Friday, October 24, 2008

Government crisis

Arjun K. Sengupta writes in Hindu, “ardent market fundamentalists now recognise that markets often fail” so the “governments have to correct the markets equitably and efficiently..which policymakers often do not, because of their reluctance to give up orthodox market solutions” which is the real nonsense to argue.

Ok come to next he is saying that “When private investors are reluctant, we have to depend upon public investment to stimulate investment. We have a large public sector functioning with efficiency, as has been demonstrated by a sustained increase in its profitability. The government may mobilise some of our public sector corporations engaged in the sectors of power, transport, construction and communication to expand investment in our infrastructure. Many of these enterprises have long experience of successful execution of such projects”. He is making murky of every one.

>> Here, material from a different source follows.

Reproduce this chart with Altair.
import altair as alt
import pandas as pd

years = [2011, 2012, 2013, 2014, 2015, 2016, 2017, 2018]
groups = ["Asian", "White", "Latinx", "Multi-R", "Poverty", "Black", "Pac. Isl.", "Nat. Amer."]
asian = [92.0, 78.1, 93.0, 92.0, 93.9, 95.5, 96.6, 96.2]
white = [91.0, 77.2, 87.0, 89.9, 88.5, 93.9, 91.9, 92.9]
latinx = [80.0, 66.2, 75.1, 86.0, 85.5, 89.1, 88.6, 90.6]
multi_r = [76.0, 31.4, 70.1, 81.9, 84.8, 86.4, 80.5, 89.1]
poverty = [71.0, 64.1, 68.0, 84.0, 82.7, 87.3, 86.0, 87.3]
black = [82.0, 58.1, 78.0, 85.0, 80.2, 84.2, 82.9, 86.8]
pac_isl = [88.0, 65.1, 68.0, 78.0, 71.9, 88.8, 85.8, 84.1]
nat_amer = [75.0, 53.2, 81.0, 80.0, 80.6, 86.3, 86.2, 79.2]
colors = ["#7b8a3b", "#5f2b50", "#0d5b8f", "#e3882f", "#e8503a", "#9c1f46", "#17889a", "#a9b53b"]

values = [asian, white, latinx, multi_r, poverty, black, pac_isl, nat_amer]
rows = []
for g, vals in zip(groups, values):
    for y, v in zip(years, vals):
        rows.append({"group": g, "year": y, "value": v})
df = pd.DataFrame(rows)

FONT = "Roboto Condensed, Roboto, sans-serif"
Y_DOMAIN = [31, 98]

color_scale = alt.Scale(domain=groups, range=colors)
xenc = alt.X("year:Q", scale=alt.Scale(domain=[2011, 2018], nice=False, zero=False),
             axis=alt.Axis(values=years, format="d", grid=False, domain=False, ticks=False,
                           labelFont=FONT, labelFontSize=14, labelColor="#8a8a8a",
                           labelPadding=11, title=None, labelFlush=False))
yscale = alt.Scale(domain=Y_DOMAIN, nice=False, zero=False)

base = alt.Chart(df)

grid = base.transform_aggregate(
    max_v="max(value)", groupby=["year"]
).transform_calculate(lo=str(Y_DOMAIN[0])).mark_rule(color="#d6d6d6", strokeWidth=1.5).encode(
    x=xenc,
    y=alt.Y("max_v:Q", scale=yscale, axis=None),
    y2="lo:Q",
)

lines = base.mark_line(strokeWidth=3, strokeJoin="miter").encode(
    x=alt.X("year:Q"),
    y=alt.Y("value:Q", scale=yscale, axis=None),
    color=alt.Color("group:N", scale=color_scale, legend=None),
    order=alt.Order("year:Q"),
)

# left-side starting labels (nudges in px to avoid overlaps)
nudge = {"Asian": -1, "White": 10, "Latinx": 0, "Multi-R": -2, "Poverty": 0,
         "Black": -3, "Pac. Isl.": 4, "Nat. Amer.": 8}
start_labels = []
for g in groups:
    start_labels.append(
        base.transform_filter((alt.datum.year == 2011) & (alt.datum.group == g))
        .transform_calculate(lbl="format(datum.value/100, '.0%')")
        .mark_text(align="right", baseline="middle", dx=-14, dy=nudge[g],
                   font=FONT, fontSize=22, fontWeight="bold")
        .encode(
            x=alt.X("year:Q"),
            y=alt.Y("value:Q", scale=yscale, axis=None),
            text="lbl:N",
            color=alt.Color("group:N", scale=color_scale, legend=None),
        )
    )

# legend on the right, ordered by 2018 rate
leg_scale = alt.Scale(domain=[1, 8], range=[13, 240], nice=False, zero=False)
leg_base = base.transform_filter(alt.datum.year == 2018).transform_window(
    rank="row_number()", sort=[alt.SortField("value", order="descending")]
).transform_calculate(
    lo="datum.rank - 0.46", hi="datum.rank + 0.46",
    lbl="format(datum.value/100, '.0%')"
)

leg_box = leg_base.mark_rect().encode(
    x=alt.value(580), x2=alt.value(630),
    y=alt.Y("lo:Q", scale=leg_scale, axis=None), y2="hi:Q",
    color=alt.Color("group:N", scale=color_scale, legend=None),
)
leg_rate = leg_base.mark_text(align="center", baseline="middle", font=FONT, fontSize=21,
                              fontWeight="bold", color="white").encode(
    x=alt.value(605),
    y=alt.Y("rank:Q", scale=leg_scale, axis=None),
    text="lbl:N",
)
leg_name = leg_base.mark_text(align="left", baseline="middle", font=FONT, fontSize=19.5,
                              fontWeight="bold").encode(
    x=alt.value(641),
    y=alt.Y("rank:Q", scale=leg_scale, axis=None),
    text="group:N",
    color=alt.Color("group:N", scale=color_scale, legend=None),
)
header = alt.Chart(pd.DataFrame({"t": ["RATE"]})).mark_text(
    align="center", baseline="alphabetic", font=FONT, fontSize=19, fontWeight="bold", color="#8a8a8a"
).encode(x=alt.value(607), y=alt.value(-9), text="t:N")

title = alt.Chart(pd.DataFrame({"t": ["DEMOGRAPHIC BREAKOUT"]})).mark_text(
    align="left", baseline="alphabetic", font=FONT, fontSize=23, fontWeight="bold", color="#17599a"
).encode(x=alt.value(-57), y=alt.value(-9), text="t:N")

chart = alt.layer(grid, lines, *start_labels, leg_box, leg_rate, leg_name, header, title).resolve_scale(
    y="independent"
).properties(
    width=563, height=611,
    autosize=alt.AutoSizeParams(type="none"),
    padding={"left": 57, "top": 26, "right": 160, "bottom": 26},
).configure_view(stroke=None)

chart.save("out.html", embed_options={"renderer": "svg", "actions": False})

Further he is proposing as loose policy. “….calls for active government intervention in the stock markets to raise their values, through some kind of sovereign funds for purchasing stocks. Without buying designated assets, as some others are trying, we may use our mutual funds. They can do the job quite effectively with the minimum involvement of the government. A simple mechanism would be opening a window of lending to the mutual funds against their purchase of stocks or retaining them even when there is a high demand for redemption. To make this window attractive, this lending can be at variable interest rates, such as at a zero rate for the first six months, raising it steadily for every succeeding six months. If the mutual funds can invest in stocks whose prices go up quickly, they can retain the profits or pass them on to the investors, paying only a relatively small rate of interest. This is a simple mechanism which can have an immediate impact on our stock market.

The response of public intervention in a situation of market failure must be designed in such a way that attacks the problem at its roots. The government should use all its instruments with a clear objective. In the current situation the primary objective is to increase the confidence of all market participants in our potential for growth”.